The United Nations has officially declared the food crisis in Somalia a famine, a classification used for the first time since a famine was formally declared in 1984 when conditions in Ethiopia and Somalia caused the deaths of more than a million people. The U.N. commissioner for refugees, Antonio Guterres, said drought-ridden Somalia is currently the “worst humanitarian disaster” in the world.
According to a Huffington Post article posted today, “The United Nations has officially declared the food crisis in parts of Somalia a “famine” and reiterated its desperate call for more aid from donor countries. “If we don’t act now, famine will spread to all eight regions of southern Somalia within two months, due to poor harvests and infectious disease outbreaks,” said Mark Bowden, the UN’s Humanitarian Coordinator for Somalia, in a statement. ‘We still do not have all the resources for food, clean water, shelter, and health services to save the lives of hundreds of thousands of Somalis in desperate need.’
Despite the fact that it is commonly used to refer to widespread hunger situations, famine is actually a carefully used term of art in the humanitarian world, indicating that hunger-related deaths have reached 2 per 10,000 per day and acute malnutrition rates are at 30%. The UN said today that in some of the most-affected parts of Somalia the acute malnutrition rate has reached fifty percent, and 5 children per 10,000 die every day from lack of food…There are currently more than 11 million people in need of food aid in the Horn of Africa, where the most severe drought in half a century occurred this spring, nearly wiping out crops that were already depleted.”
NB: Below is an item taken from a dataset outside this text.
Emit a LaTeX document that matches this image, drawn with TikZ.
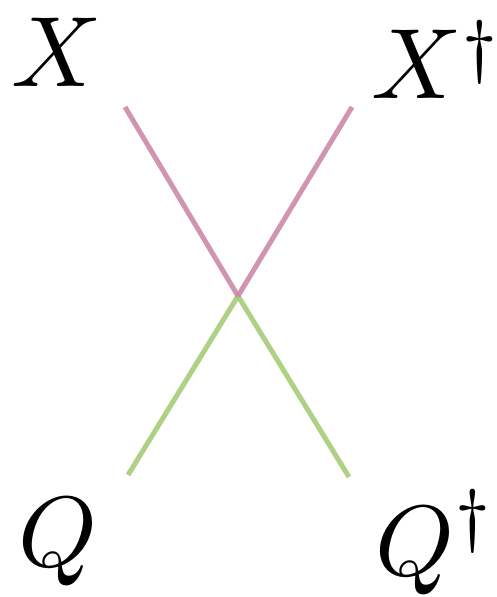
\documentclass[tikz,border=0pt]{standalone}
\definecolor{pinkline}{RGB}{204,138,170}
\definecolor{greenline}{RGB}{166,204,120}
\newcommand{\bigsym}[1]{\scalebox{10}{$#1$}}
\begin{document}
\begin{tikzpicture}[x=1pt,y=-1pt,
  lbl/.style={inner sep=0pt},
  pinkleg/.style={draw=pinkline,line width=5pt,opacity=0.9},
  greenleg/.style={draw=greenline,line width=5pt,opacity=0.9}]
\useasboundingbox (0,0) rectangle (497,597);
\node[lbl,anchor=base] (X) at (57,86) {\bigsym{X}};
\node[lbl,anchor=base west] (Xd) at (371,98) {\bigsym{X^{\raisebox{-0.8pt}{$\scriptstyle\dagger$}}}};
\node[lbl,anchor=base] (Q) at (58,566) {\bigsym{Q}};
\node[lbl,anchor=base west] (Qd) at (375,575) {\bigsym{Q^\dagger}};
\coordinate (a) at (125,107);
\coordinate (b) at (352,107);
\coordinate (c) at (238,296);
\coordinate (d) at (128,475);
\coordinate (e) at (349,477);
\draw[greenleg] (c) -- (d);
\draw[greenleg] (c) -- (e);
\draw[pinkleg] (a) -- (c);
\draw[pinkleg] (b) -- (c);
\end{tikzpicture}
\end{document}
Over half of Somalia’s 3.7 million people are in need of food aid, but the country has lacked an effective government since before the famine of the early 1990s. Most of southern Somalia is controlled by the al-Shabab Islamist group, which has prevented most international aid organizations from operating in its areas for the past two years, only lifting the ban last week. This week, however, al-Shabab re-enacted the ban, calling the United Nations declaration of a famine in two areas under its control “propaganda.”